The Committee for Financial Supervision CFT.
PHILIPSBURG--Significant changes to the draft 2019 budget necessitated the postponement of its handling prior to approval by Parliament on Tuesday afternoon.
Finance Minister Perry Geerlings requested the legislature to hold off on the dealing with the draft budget, that is already more than six months overdue, until the approval to the changes is received from the Committee for Financial Supervision CFT. The changes were sent to the Council of Advice and the Committee for Financial Supervision CFT for their advice. This process should take about three weeks.
After receiving the advices, government can then send the changes on to Parliament for handling together with the draft budget.
The changes result from an instruction from the Dutch government related to the Ministry of Justice and a cost reduction in the salaries for Members of Parliament. These changes were tied to liquidity support desperately needed by the local government for 2019 to fill the gap of the some NAf. 70 million deficit. If the changes were not made, the liquidity support would disappear leaving the country to ail further.
The changes made and approved by the Council of Ministers on May 7 puts budget investments much lower now because of the delay of the large projects related to the tax organization and financial management of government. This results from the rearranging of the financing proposal for these projects by the Dutch government.
The St. Maarten government is to no longer finance the new tax building via its own capital account, but has requested a grant from the Recovery Trust Fund due to the severe hurricane damage to the old buildings.
For the capital account, government will make use of the NAf. 40 million – the maximum amount allowed by the Dutch government.
On the expenditure side of the capital account, another NAf. 27 million will come from the Development Policy Operation (DPO) in cooperation with the World Bank. The remaining NAf. 27 million will come from other sources such as the remaining balance available for investments and subsidies from third parties, etc.
The renewed capital account 2019 is in balance as the law prescribes, said Geerlings.
The collective sector is close to NAf. 1 billion in debts by the end of 2019. Those are debts that will have to be repaid in the future, and with that amount the country has reached the normal limits of what is seen by CFT and the International Monetary Fund (IMF) as bearable compared to the country’s gross domestic product (GDP).
Originally the Kingdom Council of Ministers put a ceiling on the expenses for the budget 2019 at NAf. 475 million. However, CFT in collaboration with the Ministry of Finance, advised the Council to accept a ceiling amount of NAf. 478.8 million in expenses.

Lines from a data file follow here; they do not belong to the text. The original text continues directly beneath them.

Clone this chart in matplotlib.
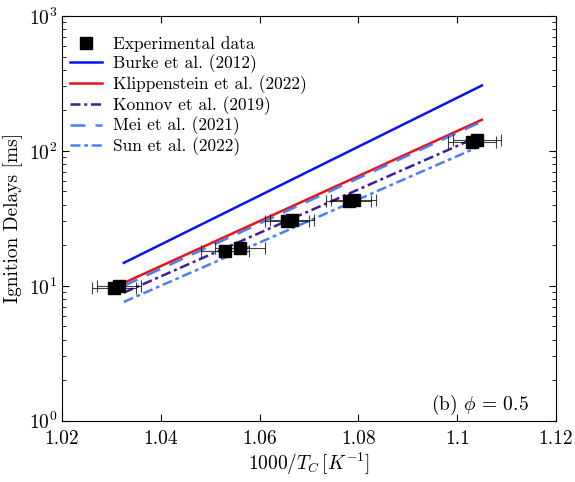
import numpy as np
import matplotlib
matplotlib.use("Agg")
import matplotlib.pyplot as plt

plt.rcParams['font.family'] = 'serif'
plt.rcParams['font.serif'] = ['cmr10']
plt.rcParams['mathtext.fontset'] = 'cm'
plt.rcParams['axes.formatter.use_mathtext'] = True
plt.rcParams['axes.unicode_minus'] = False

# experimental data (1000/T_C, ignition delay in ms, x-uncertainty)
exp_x = [1.0305, 1.0315, 1.0530, 1.0560, 1.0655, 1.0665, 1.0780, 1.0790, 1.1030, 1.1040]
exp_y = [9.7, 9.9, 18.0, 19.0, 30.0, 31.0, 42.5, 43.5, 117, 120]
exp_xerr = [0.0045, 0.0045, 0.0048, 0.0050, 0.0045, 0.0045, 0.0046, 0.0046, 0.0048, 0.0048]

# model predictions at the two ends of the range
model_x = [1.0325, 1.105]
burke = [14.8, 305]
klippenstein = [10.5, 170]
konnov = [8.9, 131]
mei = [10.0, 165]
sun = [7.6, 110]

fig = plt.figure(figsize=(5.75, 4.82), dpi=100)
ax = fig.add_axes([0.108, 0.127, 0.859, 0.840])

ax.errorbar(exp_x, exp_y, xerr=exp_xerr, fmt='none', ecolor='k', elinewidth=0.8,
            capsize=4, capthick=0.8, alpha=0.75, zorder=3)
ax.plot(exp_x, exp_y, 's', color='k', ms=8.5, ls='none', label='Experimental data', zorder=4)

ax.plot(model_x, burke, '-', color='#0a14f0', lw=1.8, label='Burke et al. (2012)')
ax.plot(model_x, klippenstein, '-', color='#f01010', lw=1.8, label='Klippenstein et al. (2022)')
ax.plot(model_x, konnov, color='#3b1f9a', lw=1.8, ls=(0, (4, 1.5, 1.2, 1.5)), label='Konnov et al. (2019)')
ax.plot(model_x, mei, color='#4a7dfa', lw=1.8, ls=(0, (6, 4)), label='Mei et al. (2021)')
ax.plot(model_x, sun, color='#4a7dfa', lw=1.8, ls=(0, (4, 1.5, 1.5, 1.5)), label='Sun et al. (2022)')

ax.set_yscale('log')
ax.set_xlim(1.02, 1.12)
ax.set_ylim(1, 1000)
ax.set_xticks([1.02, 1.04, 1.06, 1.08, 1.1, 1.12])
ax.set_xticklabels(['1.02', '1.04', '1.06', '1.08', '1.1', '1.12'])
ax.tick_params(which='both', direction='in', top=True, right=True, labelsize=14)
ax.tick_params(which='major', length=5)
ax.tick_params(which='minor', length=3)
ax.tick_params(axis='x', pad=7)

ax.set_xlabel(r'$1000/T_C\,[K^{-1}]$', fontsize=14, labelpad=2)
ax.set_ylabel('Ignition Delays [ms]', fontsize=14)

ax.text(1.1145, 1.31, r'(b) $\phi$ = 0.5', fontsize=14, ha='right', va='center')

ax.legend(loc='upper left', bbox_to_anchor=(-0.005, 0.975), frameon=False, fontsize=12.5,
          handlelength=1.85, labelspacing=0.12, borderaxespad=0.2, handletextpad=0.6)

fig.savefig('out.png', dpi=100)
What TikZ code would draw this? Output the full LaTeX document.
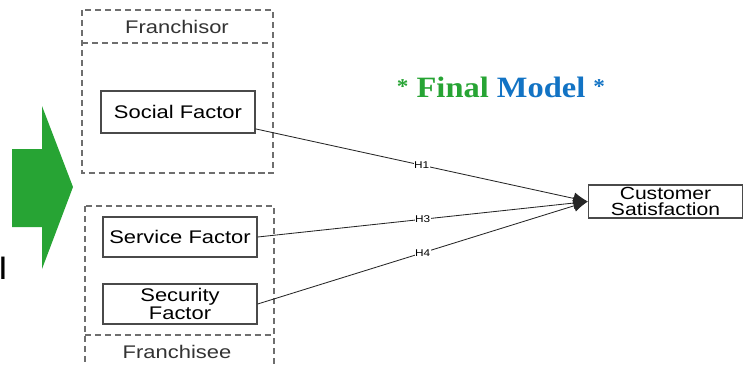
\documentclass[tikz,border=0pt]{standalone}
\usepackage{fontspec}
\setmainfont{Liberation Sans}[FakeStretch=1.2]
\newfontfamily\titlefont{Liberation Serif}[FakeStretch=1.1]
\usetikzlibrary{arrows.meta}
\definecolor{cgreen}{HTML}{27a434}
\definecolor{cblue}{HTML}{1273c4}
\definecolor{cframe}{HTML}{6e6e6e}
\definecolor{cbox}{HTML}{4a4a4a}

\tikzset{
  factor/.style={draw=cbox, line width=0.9pt, fill=white, align=center,
    font=\fontsize{13}{11.6}\selectfont, inner sep=0pt,
    minimum width=3.85cm},
  group/.style={draw=cframe, line width=1.2pt, dash pattern=on 4.3pt off 2.8pt},
  link/.style={draw=black!85, line width=0.6pt, -{Latex[length=3.6mm,width=3mm]}},
  hyp/.style={font=\fontsize{7}{7}\selectfont, fill=white, inner sep=0.4pt}
}

\begin{document}
\begin{tikzpicture}[x=0.025cm, y=-0.025cm, line cap=butt]
  \useasboundingbox (0,0) rectangle (750,364);
  \clip (0,0) rectangle (750,364);
  % big green arrow
  \fill[cgreen] (12,149) -- (42,149) -- (42,106) -- (73,187)
    -- (42,269) -- (42,227) -- (12,227) -- cycle;
  \node[anchor=base west, inner sep=0pt, font=\fontsize{22}{24}\selectfont]
    (cut) at (-1.5,279) {l};
  % group frames
  \draw[group] (82,10) rectangle (273,173);
  \draw[group] (82,43) -- (273,43);
  \node[font=\fontsize{13}{14}\selectfont, text=black!80] (fror) at (177,27) {Franchisor};
  \draw[group] (85,206) rectangle (274,380);
  \draw[group] (85,335) -- (274,335);
  \node[font=\fontsize{13}{14}\selectfont, text=black!80] (free) at (177,352) {Franchisee};
  % title
  \node[font=\titlefont\bfseries\fontsize{21}{24}\selectfont] (title) at (501,87)
    {\textcolor{cgreen}{\raisebox{0.3ex}{\fontsize{15}{15}\selectfont*} Final}
     \textcolor{cblue}{Model \raisebox{0.3ex}{\fontsize{15}{15}\selectfont*}}};
  % factors
  \node[factor, minimum height=1.05cm] (social) at (178,112) {Social Factor};
  \node[factor, minimum height=1.0cm] (service) at (180,237) {Service Factor};
  \node[factor, minimum height=1.0cm] (security) at (180,304) {Security\\Factor};
  \node[factor, minimum height=0.83cm, font=\fontsize{12.5}{11}\selectfont]
    (cs) at (665.5,201.5) {Customer\\Satisfaction};
  % hypotheses
  \draw[link] (social) -- node[hyp] {H1} (cs.west);
  \draw[link] (service.east) -- node[hyp] {H3} (cs.west);
  \draw[link] (security.east) -- node[hyp] {H4} (cs.west);
\end{tikzpicture}
\end{document}
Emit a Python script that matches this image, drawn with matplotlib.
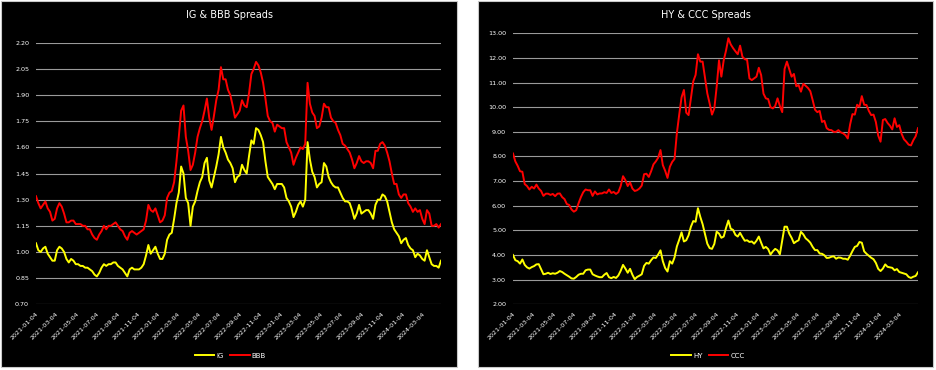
import numpy as np
import pandas as pd
import matplotlib
matplotlib.use("Agg")
import matplotlib.pyplot as plt
from matplotlib.patches import Rectangle

# weekly readings, 2021-01-04 .. 2024-04-29
dates = pd.date_range("2021-01-04", periods=174, freq="7D")

ig = [1.05, 1.01, 1.00, 1.02, 1.03, 0.99, 0.97, 0.95, 0.95, 1.01,
      1.03, 1.02, 1.00, 0.96, 0.94, 0.96, 0.95, 0.93, 0.93, 0.92,
      0.92, 0.91, 0.91, 0.90, 0.89, 0.87, 0.86, 0.88, 0.91, 0.93,
      0.92, 0.93, 0.93, 0.94, 0.94, 0.92, 0.91, 0.90, 0.88, 0.86,
      0.90, 0.91, 0.90, 0.90, 0.90, 0.91, 0.93, 0.98, 1.04, 0.99,
      1.01, 1.03, 0.99, 0.96, 0.96, 0.99, 1.07, 1.10, 1.11, 1.19,
      1.28, 1.34, 1.49, 1.45, 1.31, 1.28, 1.15, 1.26, 1.29, 1.35,
      1.40, 1.43, 1.51, 1.54, 1.41, 1.37, 1.43, 1.49, 1.56, 1.66,
      1.60, 1.57, 1.53, 1.51, 1.48, 1.40, 1.43, 1.44, 1.50, 1.47,
      1.45, 1.55, 1.64, 1.62, 1.71, 1.70, 1.67, 1.63, 1.52, 1.43,
      1.41, 1.39, 1.36, 1.39, 1.39, 1.39, 1.37, 1.31, 1.29, 1.26,
      1.20, 1.23, 1.27, 1.29, 1.26, 1.30, 1.63, 1.53, 1.46, 1.43,
      1.37, 1.39, 1.40, 1.51, 1.49, 1.43, 1.40, 1.38, 1.37, 1.37,
      1.34, 1.31, 1.29, 1.29, 1.28, 1.24, 1.19, 1.22, 1.27, 1.22,
      1.23, 1.24, 1.24, 1.22, 1.19, 1.27, 1.30, 1.30, 1.33, 1.32,
      1.29, 1.23, 1.17, 1.13, 1.11, 1.09, 1.05, 1.07, 1.08, 1.04,
      1.02, 1.01, 0.97, 0.99, 0.98, 0.96, 0.95, 1.01, 0.97, 0.93,
      0.92, 0.92, 0.91, 0.95]

bbb = [1.32, 1.28, 1.25, 1.27, 1.29, 1.25, 1.23, 1.18, 1.19, 1.25,
       1.28, 1.26, 1.22, 1.17, 1.17, 1.18, 1.18, 1.16, 1.16, 1.16,
       1.15, 1.15, 1.13, 1.13, 1.10, 1.08, 1.07, 1.10, 1.12, 1.15,
       1.13, 1.15, 1.15, 1.16, 1.17, 1.15, 1.13, 1.12, 1.09, 1.07,
       1.11, 1.12, 1.11, 1.10, 1.11, 1.12, 1.13, 1.18, 1.27, 1.24,
       1.23, 1.25, 1.21, 1.17, 1.18, 1.21, 1.31, 1.34, 1.35, 1.40,
       1.52, 1.66, 1.81, 1.84, 1.66, 1.58, 1.47, 1.50, 1.57, 1.66,
       1.71, 1.75, 1.81, 1.88, 1.77, 1.70, 1.78, 1.87, 1.93, 2.06,
       1.99, 1.99, 1.93, 1.90, 1.84, 1.77, 1.79, 1.81, 1.87, 1.84,
       1.83, 1.91, 2.02, 2.05, 2.09, 2.07, 2.03, 1.97, 1.88, 1.78,
       1.75, 1.74, 1.69, 1.73, 1.72, 1.71, 1.71, 1.63, 1.60, 1.57,
       1.50, 1.54, 1.57, 1.60, 1.59, 1.62, 1.97, 1.85, 1.80, 1.78,
       1.71, 1.72, 1.77, 1.85, 1.83, 1.83, 1.77, 1.75, 1.74, 1.70,
       1.67, 1.62, 1.61, 1.59, 1.57, 1.53, 1.48, 1.51, 1.55, 1.52,
       1.51, 1.52, 1.52, 1.51, 1.48, 1.58, 1.58, 1.62, 1.63, 1.61,
       1.57, 1.52, 1.45, 1.39, 1.39, 1.33, 1.31, 1.33, 1.33, 1.28,
       1.26, 1.23, 1.25, 1.23, 1.24, 1.19, 1.16, 1.24, 1.22, 1.15,
       1.15, 1.16, 1.14, 1.16]

hy = [4.00, 3.79, 3.75, 3.65, 3.82, 3.60, 3.50, 3.45, 3.51, 3.55,
      3.62, 3.63, 3.42, 3.22, 3.24, 3.28, 3.23, 3.26, 3.24, 3.28,
      3.35, 3.31, 3.24, 3.18, 3.12, 3.05, 3.04, 3.11, 3.20, 3.24,
      3.24, 3.38, 3.41, 3.41, 3.22, 3.17, 3.13, 3.10, 3.10, 3.20,
      3.27, 3.10, 3.06, 3.11, 3.07, 3.17, 3.36, 3.60, 3.45, 3.28,
      3.44, 3.20, 3.02, 3.11, 3.16, 3.22, 3.56, 3.68, 3.65, 3.79,
      3.90, 3.88, 4.02, 4.19, 3.75, 3.47, 3.33, 3.75, 3.65, 3.90,
      4.35, 4.62, 4.92, 4.55, 4.60, 4.80, 5.15, 5.38, 5.35, 5.90,
      5.55, 5.25, 4.85, 4.46, 4.28, 4.25, 4.45, 4.95, 4.87, 4.70,
      4.75, 5.10, 5.40, 5.07, 5.02, 4.82, 4.75, 4.90, 4.73, 4.58,
      4.60, 4.53, 4.55, 4.46, 4.58, 4.75, 4.50, 4.27, 4.33, 4.24,
      4.02, 4.15, 4.25, 4.19, 4.03, 4.60, 5.15, 5.15, 4.87, 4.70,
      4.48, 4.55, 4.60, 4.94, 4.84, 4.68, 4.60, 4.50, 4.33, 4.20,
      4.20, 4.06, 4.05, 3.99, 3.88, 3.89, 3.93, 3.95, 3.85, 3.90,
      3.89, 3.85, 3.85, 3.81, 3.97, 4.16, 4.33, 4.37, 4.53, 4.50,
      4.15, 4.05, 3.97, 3.89, 3.83, 3.68, 3.44, 3.35, 3.45, 3.62,
      3.52, 3.50, 3.48, 3.38, 3.43, 3.31, 3.28, 3.25, 3.22, 3.11,
      3.07, 3.12, 3.15, 3.30]

ccc = [8.12, 7.80, 7.62, 7.40, 7.38, 6.88, 6.80, 6.66, 6.77, 6.70,
       6.86, 6.70, 6.60, 6.40, 6.49, 6.49, 6.44, 6.48, 6.39, 6.49,
       6.50, 6.35, 6.27, 6.07, 6.03, 5.85, 5.76, 5.82, 6.10, 6.35,
       6.55, 6.66, 6.63, 6.63, 6.40, 6.58, 6.46, 6.50, 6.50, 6.55,
       6.52, 6.66, 6.52, 6.56, 6.48, 6.55, 6.80, 7.20, 7.04, 6.80,
       6.95, 6.70, 6.60, 6.63, 6.70, 6.82, 7.28, 7.30, 7.17, 7.40,
       7.68, 7.80, 7.95, 8.26, 7.65, 7.42, 7.13, 7.58, 7.78, 7.90,
       8.95, 9.70, 10.40, 10.70, 9.78, 9.68, 10.35, 11.05, 11.31, 12.15,
       11.85, 11.85, 11.20, 10.56, 10.15, 9.70, 9.95, 10.83, 11.90, 11.24,
       11.90, 12.30, 12.80, 12.55, 12.40, 12.27, 12.15, 12.50, 12.05, 11.95,
       11.92, 11.17, 11.10, 11.17, 11.24, 11.60, 11.30, 10.55, 10.36, 10.33,
       10.00, 9.95, 10.05, 10.36, 10.05, 9.80, 11.55, 11.85, 11.55, 11.24,
       11.35, 10.85, 10.90, 10.63, 10.95, 10.87, 10.78, 10.65, 10.29, 9.90,
       9.80, 9.85, 9.40, 9.45, 9.15, 9.08, 9.07, 9.00, 9.00, 9.07,
       8.98, 8.94, 8.87, 8.73, 9.30, 9.72, 9.70, 10.10, 10.02, 10.45,
       10.10, 10.09, 9.85, 9.68, 9.70, 9.40, 8.85, 8.60, 9.48, 9.52,
       9.36, 9.25, 9.10, 9.55, 9.20, 9.27, 8.92, 8.70, 8.60, 8.48,
       8.45, 8.66, 8.82, 9.15]

tick_dates = pd.date_range("2021-01-04", "2024-03-04", freq=pd.DateOffset(months=2))
tick_labels = [d.strftime("%Y-%m-%d") for d in tick_dates]

W, H = 936, 370
fig = plt.figure(figsize=(W / 100, H / 100), dpi=100, facecolor="white")


def px(x0, y0, x1, y1):
    # pixel box (top-left origin) -> figure fraction rect
    return [x0 / W, 1 - y1 / H, (x1 - x0) / W, (y1 - y0) / H]


for x0, x1 in [(1, 457), (478, 933)]:
    r = px(x0, 1, x1, 367)
    fig.add_artist(Rectangle((r[0], r[1]), r[2], r[3], transform=fig.transFigure,
                             facecolor="black", edgecolor="#c8c8c8", lw=0.8, zorder=0))


def panel(rect, s1, s2, n1, n2, yticks, title, title_x, leg_x):
    ax = fig.add_axes(rect)
    ax.set_facecolor("black")
    ax.plot(dates, s1, color="#FFFF00", lw=1.4, label=n1)
    ax.plot(dates, s2, color="#FF0000", lw=1.4, label=n2)
    ax.set_xlim(dates[0], dates[-1])
    ax.set_ylim(yticks[0], yticks[-1])
    ax.set_yticks(yticks)
    ax.set_yticklabels([f"{v:.2f}" for v in yticks])
    ax.set_xticks(tick_dates)
    ax.set_xticklabels(tick_labels, rotation=45, ha="right", rotation_mode="anchor")
    ax.tick_params(colors="white", labelsize=4.6, length=0)
    ax.tick_params(axis="y", pad=5)
    ax.tick_params(axis="x", pad=5)
    ax.grid(axis="y", color="#9a9a9a", lw=0.8)
    ax.set_axisbelow(True)
    for s in ax.spines.values():
        s.set_visible(False)
    fig.text(title_x / W, 1 - 15.5 / H, title, color="white", fontsize=7,
             ha="center", va="center")
    fig.legend(handles=ax.get_lines(), loc="center", bbox_to_anchor=(leg_x / W, 1 - 355.5 / H),
               ncol=2, frameon=False, fontsize=5, labelcolor="white",
               handlelength=2.8, handletextpad=0.3, columnspacing=0.9)
    return ax


panel(px(36, 42.7, 441, 304.3), ig, bbb, "IG", "BBB",
      np.round(np.arange(0.70, 2.21, 0.15), 2), "IG & BBB Spreads", 229, 230.5)
panel(px(513, 33.3, 918, 304.3), hy, ccc, "HY", "CCC",
      np.arange(2.0, 13.01, 1.0), "HY & CCC Spreads", 706, 708)

fig.savefig("out.png", dpi=100, facecolor="white")
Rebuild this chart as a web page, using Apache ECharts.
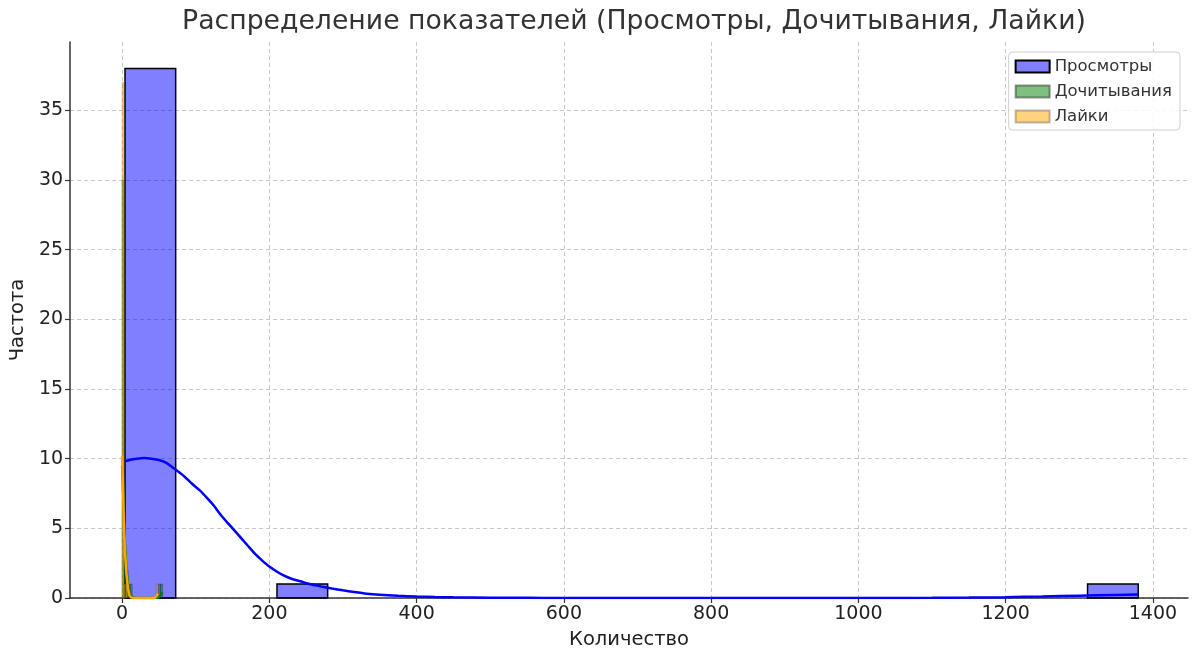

Explaining the situation to MPs, Geerlings said the risk remains that CFT won’t accept the further raise of the ceiling as a result of the note of change adopted by the St. Maarten government that will put the ceiling now at NAf. 483.8 million in expenses. That would probably lead to the CFT advising the Council to keep the ceiling of NAf. 478.8 million. If that occurs, the draft budget will be NAf. 5 million above the amount already approved and could target an instruction for more cost reduction avenues.
The real situation of this country’s financial status is that it is “dependent on loans from the Netherlands as liquidity support to be able to execute the budget and keep government functioning,” said Geerlings.
Due to that dependency on the liquidity support needed to keep government going, Geerlings said it seems logical that the Kingdom Council of Ministers “keeps an eye on our budgets and spending. Each million that we must be lending, makes our national debt higher.”
Geerlings added that “what government does not understand is the political pressure from the Netherlands to make changes in our budget as an autonomous country within the Kingdom, just because they believe we should adhere to their way of thinking. This political pressure is beyond reasonability.”
Geerlings, in leading up to his request for hold off on the budget handling, said the country is “still in a state of crisis after the hurricanes hit us so hard in September 2017 … our society is still struggling with unemployment, loss of income, roofs to be repaired and all kinds of other social effects that influence the lives of our people.”